In the philanthropic sector, Jane chaired the international security programs at the Carnegie Corporation of New York and the W. Alton Jones Foundation, and she directed the Project on World Security at the Rockefeller Brothers Fund. From 2007 to 2008, she served as acting CEO of The Elders, chaired by Archbishop Desmond Tutu and founded by Nelson Mandela. In 2008, Jane also chaired the Poverty Alleviation Track for the Clinton Global Initiative.

 

1. How do you define success?

When opportunity is not only seized but shared, individuals are empowered and their lives are improved. Enabling others to excel is not only a privilege, but also a joy.

 

2. What is the key to success?

Collaborative leadership. We never really walk alone.

 

3. Did you always know you would be successful?

My parents taught my brothers and me that not only can you make a difference, you must. It wasn’t until I was in my twenties that I heard a problem described as “too large to think about.” Large problems are the ones that require us all. And, even if our individual contributions are so small as to be imperceptible, they are needed nonetheless.

 

4. When faced with adversity, what pushes you to keep moving forward?

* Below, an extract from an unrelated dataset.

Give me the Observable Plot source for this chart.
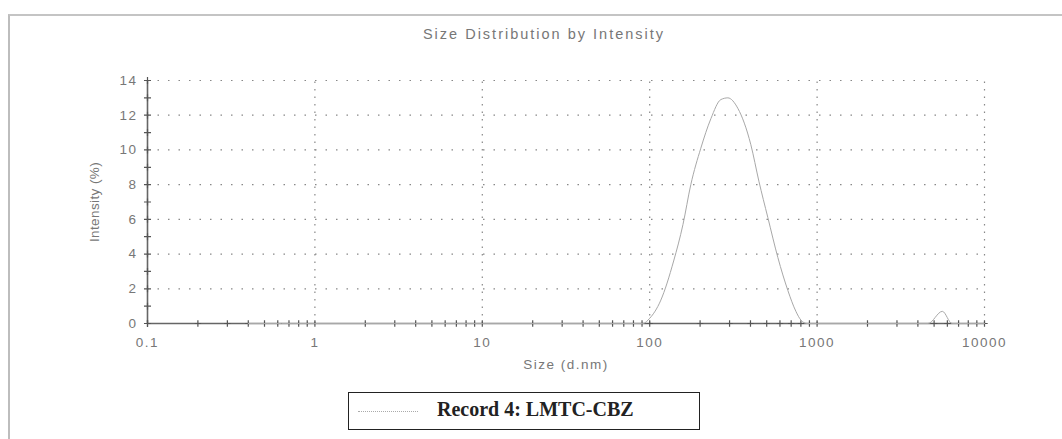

The very fact that there is adversity and there are needs to be met. A powerful motivator is the sense that the solutions require us all.

 

5. What is the greatest lesson you’ve ever learned?

There are two. The first lesson is that opportunities arise from unexpected places in unanticipated ways. When we launched the Global Philanthropy Forum in 2001, the word “global” in the title referred solely to the issues that GPF members sought to tackle. Most were American. Many were the beneficiaries of globalization. All wanted to see its benefits more evenly shared, and its dangers addressed throughout the Global South. Fast forward to today, when the GPF’s newest members are path-breaking philanthropists who have emerged in Asia, Africa, and Latin America, as economies are opened and enterprise is privatized. Several of them have helped to form GPF’s newest affiliate, the African Philanthropy Forum, with the bold goal of Africa meeting its own development needs. Like their American counterparts, these philanthropists will not settle for economic growth that is robust; they want it to be broad-based. And they will use their giving, their investing, and their policy access to assure that outcome. Because of change agents like them and those they support, the next great wave of philanthropic innovation will likely stem from emerging economies. And the transfer of knowledge will not only flow from north to south, or west to east, but rather the other way around, creating an unprecedented opportunity for us all to learn. This opportunity to learn, improve, and enjoy will be seized if we act on a second lesson—taught to me by a Ghanaian woman, whose name I have never known—and it is that, “the ground is never insulted by poor dancing.” So, give it a try whether you believe you will succeed or fail.

 

6. What do you enjoy doing in your spare time?

Lots of laughter. A seven-year-old named Luke. A five-year-old named Aliya—and three rescue dogs named Pogo, Wags, and Blue.

 

7. What makes a great leader?

In a world characterized by fast-paced change, leadership requires the combination of collaboration and determination, agility and strategy, empathy and audacity—and a listening ear. These are the qualities that allow individuals and groups to adapt and inspire. Today’s philanthropists have the opportunity to support extraordinary innovators who have these leadership qualities. And the philanthropists themselves, while bold in their objectives, are increasingly collaborative as leaders. They form networks to learn from one another. They partner with governments and harness capital markets to their social goals. When faced with complex, difficult problems, they make big bets on local and global leaders who change lives.

 

8. What advice would you give to college students about entering the workforce?

Welcome change. Take pleasure in the success of others. Excel by helping others to do the same, and enjoy it every step of the way.